— start of Supplied data —
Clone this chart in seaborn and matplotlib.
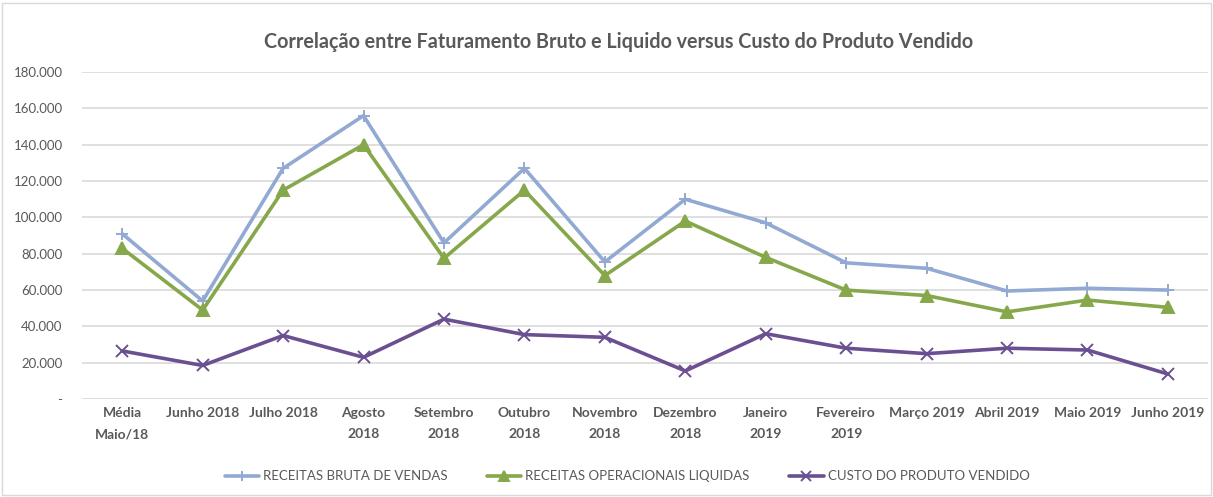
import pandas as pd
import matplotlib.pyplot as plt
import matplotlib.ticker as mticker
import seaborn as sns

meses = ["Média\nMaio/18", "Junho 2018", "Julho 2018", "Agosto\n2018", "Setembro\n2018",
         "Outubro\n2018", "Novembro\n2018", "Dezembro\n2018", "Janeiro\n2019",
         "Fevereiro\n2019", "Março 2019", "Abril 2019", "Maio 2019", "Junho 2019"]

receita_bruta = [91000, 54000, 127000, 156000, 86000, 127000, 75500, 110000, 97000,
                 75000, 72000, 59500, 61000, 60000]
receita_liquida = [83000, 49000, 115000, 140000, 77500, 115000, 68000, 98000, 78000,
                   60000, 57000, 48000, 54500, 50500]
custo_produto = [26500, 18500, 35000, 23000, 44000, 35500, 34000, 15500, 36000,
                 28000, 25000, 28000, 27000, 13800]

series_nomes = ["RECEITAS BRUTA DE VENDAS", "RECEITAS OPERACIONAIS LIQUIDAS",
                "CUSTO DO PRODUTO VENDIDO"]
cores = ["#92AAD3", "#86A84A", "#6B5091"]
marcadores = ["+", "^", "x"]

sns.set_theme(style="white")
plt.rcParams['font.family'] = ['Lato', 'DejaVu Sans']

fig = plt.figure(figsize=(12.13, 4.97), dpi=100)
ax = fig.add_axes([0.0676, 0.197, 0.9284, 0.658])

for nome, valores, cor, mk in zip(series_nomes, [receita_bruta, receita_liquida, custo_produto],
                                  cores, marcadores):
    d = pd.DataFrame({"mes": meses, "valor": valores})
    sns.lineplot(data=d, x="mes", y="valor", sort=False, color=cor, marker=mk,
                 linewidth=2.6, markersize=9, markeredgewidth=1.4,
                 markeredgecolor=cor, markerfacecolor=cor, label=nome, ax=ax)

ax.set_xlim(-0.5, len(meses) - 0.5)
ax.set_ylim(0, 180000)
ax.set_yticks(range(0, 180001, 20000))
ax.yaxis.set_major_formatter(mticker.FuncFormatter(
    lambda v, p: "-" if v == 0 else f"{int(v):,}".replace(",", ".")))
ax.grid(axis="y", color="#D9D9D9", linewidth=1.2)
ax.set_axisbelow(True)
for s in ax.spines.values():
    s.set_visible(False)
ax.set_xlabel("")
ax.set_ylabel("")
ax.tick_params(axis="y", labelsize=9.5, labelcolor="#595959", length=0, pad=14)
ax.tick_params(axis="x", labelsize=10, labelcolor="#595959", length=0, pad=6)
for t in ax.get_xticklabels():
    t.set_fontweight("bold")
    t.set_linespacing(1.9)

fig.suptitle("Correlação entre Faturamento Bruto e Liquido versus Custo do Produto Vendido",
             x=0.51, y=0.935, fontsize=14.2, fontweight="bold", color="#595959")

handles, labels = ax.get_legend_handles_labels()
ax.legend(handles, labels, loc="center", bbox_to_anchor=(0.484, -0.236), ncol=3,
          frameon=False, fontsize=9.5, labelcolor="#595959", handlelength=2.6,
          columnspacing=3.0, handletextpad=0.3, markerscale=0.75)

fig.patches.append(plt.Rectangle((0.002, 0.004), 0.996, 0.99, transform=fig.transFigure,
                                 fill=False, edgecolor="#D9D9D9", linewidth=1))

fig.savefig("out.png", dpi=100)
— end of Supplied data —
Work to be completed:
Copy the data character for character, but drop all pictures from the copy.

Result for this exercise:
Clone this chart in seaborn and matplotlib.
import pandas as pd
import matplotlib.pyplot as plt
import matplotlib.ticker as mticker
import seaborn as sns

meses = ["Média\nMaio/18", "Junho 2018", "Julho 2018", "Agosto\n2018", "Setembro\n2018",
         "Outubro\n2018", "Novembro\n2018", "Dezembro\n2018", "Janeiro\n2019",
         "Fevereiro\n2019", "Março 2019", "Abril 2019", "Maio 2019", "Junho 2019"]

receita_bruta = [91000, 54000, 127000, 156000, 86000, 127000, 75500, 110000, 97000,
                 75000, 72000, 59500, 61000, 60000]
receita_liquida = [83000, 49000, 115000, 140000, 77500, 115000, 68000, 98000, 78000,
                   60000, 57000, 48000, 54500, 50500]
custo_produto = [26500, 18500, 35000, 23000, 44000, 35500, 34000, 15500, 36000,
                 28000, 25000, 28000, 27000, 13800]

series_nomes = ["RECEITAS BRUTA DE VENDAS", "RECEITAS OPERACIONAIS LIQUIDAS",
                "CUSTO DO PRODUTO VENDIDO"]
cores = ["#92AAD3", "#86A84A", "#6B5091"]
marcadores = ["+", "^", "x"]

sns.set_theme(style="white")
plt.rcParams['font.family'] = ['Lato', 'DejaVu Sans']

fig = plt.figure(figsize=(12.13, 4.97), dpi=100)
ax = fig.add_axes([0.0676, 0.197, 0.9284, 0.658])

for nome, valores, cor, mk in zip(series_nomes, [receita_bruta, receita_liquida, custo_produto],
                                  cores, marcadores):
    d = pd.DataFrame({"mes": meses, "valor": valores})
    sns.lineplot(data=d, x="mes", y="valor", sort=False, color=cor, marker=mk,
                 linewidth=2.6, markersize=9, markeredgewidth=1.4,
                 markeredgecolor=cor, markerfacecolor=cor, label=nome, ax=ax)

ax.set_xlim(-0.5, len(meses) - 0.5)
ax.set_ylim(0, 180000)
ax.set_yticks(range(0, 180001, 20000))
ax.yaxis.set_major_formatter(mticker.FuncFormatter(
    lambda v, p: "-" if v == 0 else f"{int(v):,}".replace(",", ".")))
ax.grid(axis="y", color="#D9D9D9", linewidth=1.2)
ax.set_axisbelow(True)
for s in ax.spines.values():
    s.set_visible(False)
ax.set_xlabel("")
ax.set_ylabel("")
ax.tick_params(axis="y", labelsize=9.5, labelcolor="#595959", length=0, pad=14)
ax.tick_params(axis="x", labelsize=10, labelcolor="#595959", length=0, pad=6)
for t in ax.get_xticklabels():
    t.set_fontweight("bold")
    t.set_linespacing(1.9)

fig.suptitle("Correlação entre Faturamento Bruto e Liquido versus Custo do Produto Vendido",
             x=0.51, y=0.935, fontsize=14.2, fontweight="bold", color="#595959")

handles, labels = ax.get_legend_handles_labels()
ax.legend(handles, labels, loc="center", bbox_to_anchor=(0.484, -0.236), ncol=3,
          frameon=False, fontsize=9.5, labelcolor="#595959", handlelength=2.6,
          columnspacing=3.0, handletextpad=0.3, markerscale=0.75)

fig.patches.append(plt.Rectangle((0.002, 0.004), 0.996, 0.99, transform=fig.transFigure,
                                 fill=False, edgecolor="#D9D9D9", linewidth=1))

fig.savefig("out.png", dpi=100)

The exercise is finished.